We then went past the witches market and saw all the weird potions, lotions and dried out lama foetuses as we walked past. The guides explained that the lama foetuses are buried under the foundation of a new house, for protection and good luck. They also told us about an urban legend that hobos are scavenged from off the street, made motherlessly drunk and then buried in the front of skyscrapers for the same purposes. We hoped this was just a myth because we hadn't noticed too many homeless people roaming the streets. They also told us about a love potion called 'the follow me' potion. But it came with a warning - to make sure your aim was good because if you blew it on the wrong person or into a crowd of people you were certain to put yourself in hot water.
Lotions, potions and talismans
Can you spot the human skull?
Iglesia de San Francisco
Even though the Spanish imposed Christianity upon the indigenous, when they built their churches they still put symbols of their own gods into the decor of the churches' walls.
This is a building that allows people to abseil down it.
Our friend Violet, from Uyuni, was supposed to have joined us for the walking tour but she hadn't made it to the start. She however managed to find us along the route and join the tour. The tour went onto the main square where we were shown the Presidential Palace. The Bolivian President doesn't actually live there, but instead has a big house on the hill. The reason for this is that when Bolivian mobs get angry with presidential decisions, they tend to lay seize upon the vulnerable palace and assassinate the President in office at the time.
Joy and Violet at the flower section of Mercado Lanza.
Atop the pedestrian bridge that traditionally separated the Spanish and the Indigenous people.
The Presidential Palace
Guards posted at the gates and reporters covering the latest news
This clock has the numbers backwards and is known as the clock of the south.
This wall still has the marks of bullets after the last political uprising when many police officers lost their lives.
Pretty pink building
We ended the tour at Oliver's Travellers Pub for our free shots.
Free singani and orange juice shots
We then went with Violet to get local coffee beans and to exchange pics from Uyuni. That evening we went with her and Paul to an English pub to watch the Copa America where Peru and Paraguay were playing for third and fourth place in the cup. But before the soccer began we had just enough time to grab some dinner. We had heard on the walking tour that Bolivia claims to have the best fried chicken chain of restaurants called Copacabana Chicken - KFC apparently even tried to buy the recipe from them, so we had to test out this claim. The chicken wasn't as oily as KFC but the spice layer wasn't as thick or as tasty in our opinion, but they did have some interesting and spicy dipping sauces. At the bar we even decided to spoil ourselves and got a bottle of wine between the two of us. It was much better than our first bottle of Bolivian store bought wine but still couldn't hold a candle to our brews back home. After a lovely evening, which even included Violet reading palms and predicting futures (witches market watch out) and Peru wining 2-0, we walked Violet back to her hotel.
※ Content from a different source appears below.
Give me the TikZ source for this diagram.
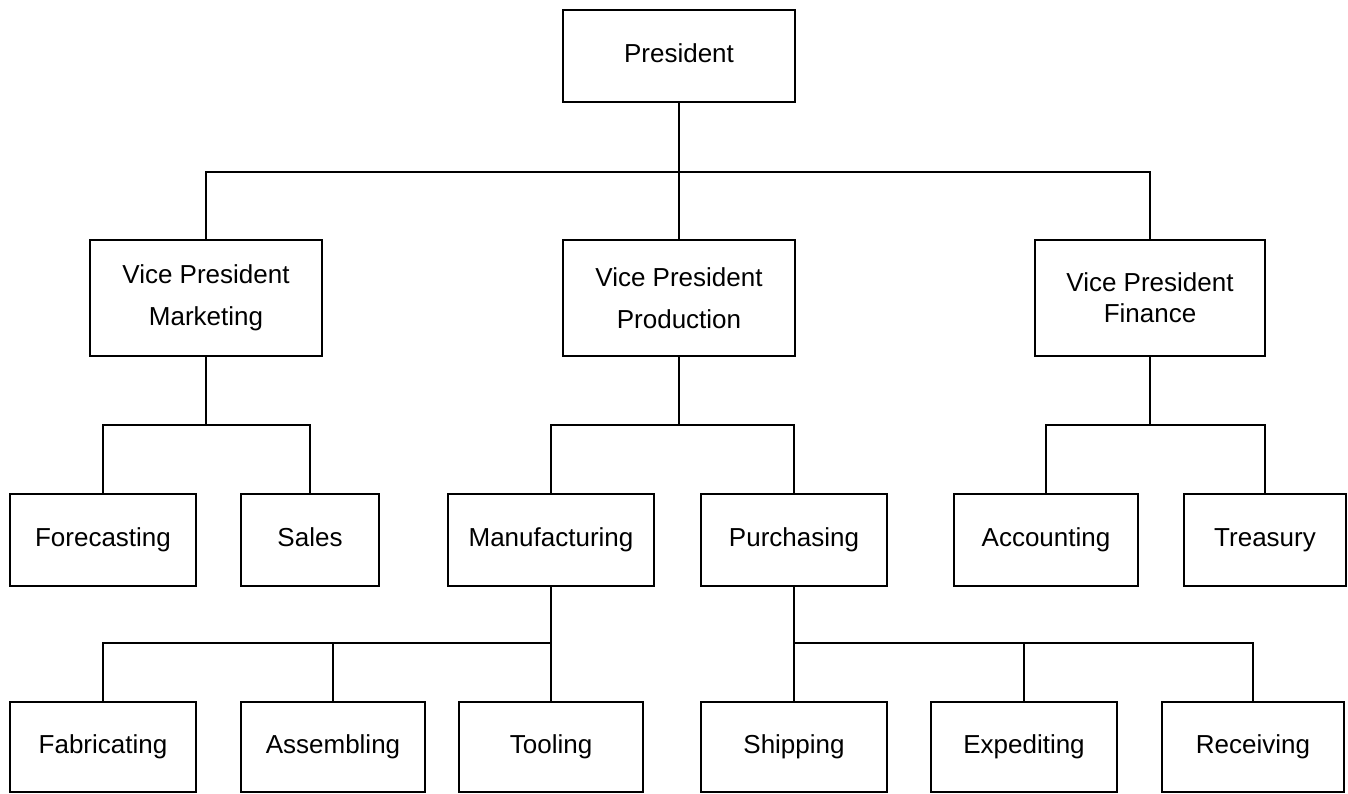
\documentclass[tikz,border=0pt]{standalone}
\usepackage{fontspec}
\setmainfont{Liberation Sans}

\begin{document}
\begin{tikzpicture}[x = 1pt, y = -1pt, line width = 2pt,
    plainbox/.style = {draw, rectangle, inner sep = 0pt, align = center,
      font = \fontsize{26}{31}\selectfont, minimum height = 92pt},
    orgbox/.style = {plainbox, text height = 19pt, text depth = 6pt},
    vpbox/.style = {plainbox, minimum width = 232pt, minimum height = 116pt}]
	\useasboundingbox (0,0) rectangle (1348,793);
	\node[orgbox, minimum width = 232pt] (pres) at (679,56) {President};
	\node[vpbox] (vpm) at (206,298) {Vice President\\[11pt]Marketing};
	\node[vpbox] (vpp) at (679,298) {Vice President\\[11pt]Production};
	\node[vpbox, minimum width = 230pt] (vpf) at (1150,298) {Vice President\\Finance};
	\node[orgbox, minimum width = 186pt] (fore) at (103,540) {Forecasting};
	\node[orgbox, minimum width = 138pt] (sales) at (310,540) {Sales};
	\node[orgbox, minimum width = 206pt] (manu) at (551,540) {Manufacturing};
	\node[orgbox, minimum width = 186pt] (purch) at (794,540) {Purchasing};
	\node[orgbox, minimum width = 184pt] (acct) at (1046,540) {Accounting};
	\node[orgbox, minimum width = 162pt] (treas) at (1265,540) {Treasury};
	\node[orgbox, minimum width = 186pt, minimum height = 90pt] (fab) at (103,747) {Fabricating};
	\node[orgbox, minimum width = 184pt, minimum height = 90pt] (assem) at (333,747) {Assembling};
	\node[orgbox, minimum width = 184pt, minimum height = 90pt] (tool) at (551,747) {Tooling};
	\node[orgbox, minimum width = 186pt, minimum height = 90pt] (ship) at (794,747) {Shipping};
	\node[orgbox, minimum width = 186pt, minimum height = 90pt] (exped) at (1024,747) {Expediting};
	\node[orgbox, minimum width = 182pt, minimum height = 90pt] (recv) at (1253,747) {Receiving};
	% bus lines
	\coordinate (bus1) at (0,172);
	\coordinate (bus2) at (0,425);
	\coordinate (bus3) at (0,643);
	\draw (pres.south) -- (vpp.north);
	\draw (vpm.north) |- (vpp.north |- bus1) -| (vpf.north);
	\draw (fore.north) |- (vpm.south |- bus2) -| (sales.north);
	\draw (manu.north) |- (vpp.south |- bus2) -| (purch.north);
	\draw (acct.north) |- (vpf.south |- bus2) -| (treas.north);
	\foreach \n in {vpm, vpp, vpf}
		\draw (\n.south) -- (\n.south |- bus2);
	\draw (manu.south) -- (tool.north);
	\draw (fab.north) |- (manu.south |- bus3);
	\draw (purch.south) -- (ship.north);
	\draw (ship.north |- bus3) -| (recv.north);
	\foreach \n in {assem, exped}
		\draw (\n.north) -- (\n.north |- bus3);
\end{tikzpicture}
\end{document}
On the way back to our abode we stumbled upon a huge music festival in one of the square. There were only really local people around but we decided to join in and try to blend in with the crowd. We did not. But for some reason the free flowing alcohol had made the Bolivians more open to foreigners and some even ended up buying us drinks and swaying together to the sounds of the brass band. We went to bed above the sound of the night club which was in full swing directly below us.
We said farewell to Paul who was on his way to Cusco. We spent the rest of the day at an Internet Cafe blogging, skyping and saving photographs. It was pouring with rain so there wasn't much else to do around town. We bumped into French Colin again classically (three times and counting...). We then geared up for the most important event of the day...The Copa America final between the favourites Argentina and Chili. We watched the match at our hostel bar area and found ourselves supporting Chili - not only because they were the underdogs but because we had actually watched them live when the soccer world cup was held in South Africa in 2010. After an admittedly boring 90mins, it ended at 0-0. Then it went to overtime, still no winner, then it went to extra time, but still no winner. It was at this point that Paul resurfaced - it turns out no buses were running that day because they had closed the roads to practice for the Pope's coming the next week. He hadn't missed much as penalty shoot outs were just about to start. To everyone's shock (and our delight) Chili won 4-1!!! After over two and half hours the match was finally over and we could leave our seats to go and eat supper. The only place that we could find open was a Chinese restaurant so it was chicken and noodles for dinner. After a satisfying dinner it was literally off to 'club bed' for us.
It was definitely a lazy Sunday for us that was just spent planing our Copa trip and our great trek through Peru to Ecuador. It was another raining and bitterly cold day in La Paz so much of our time was spent keeping warm under the blankets. Hopefully Copacabana will be warmer than this place.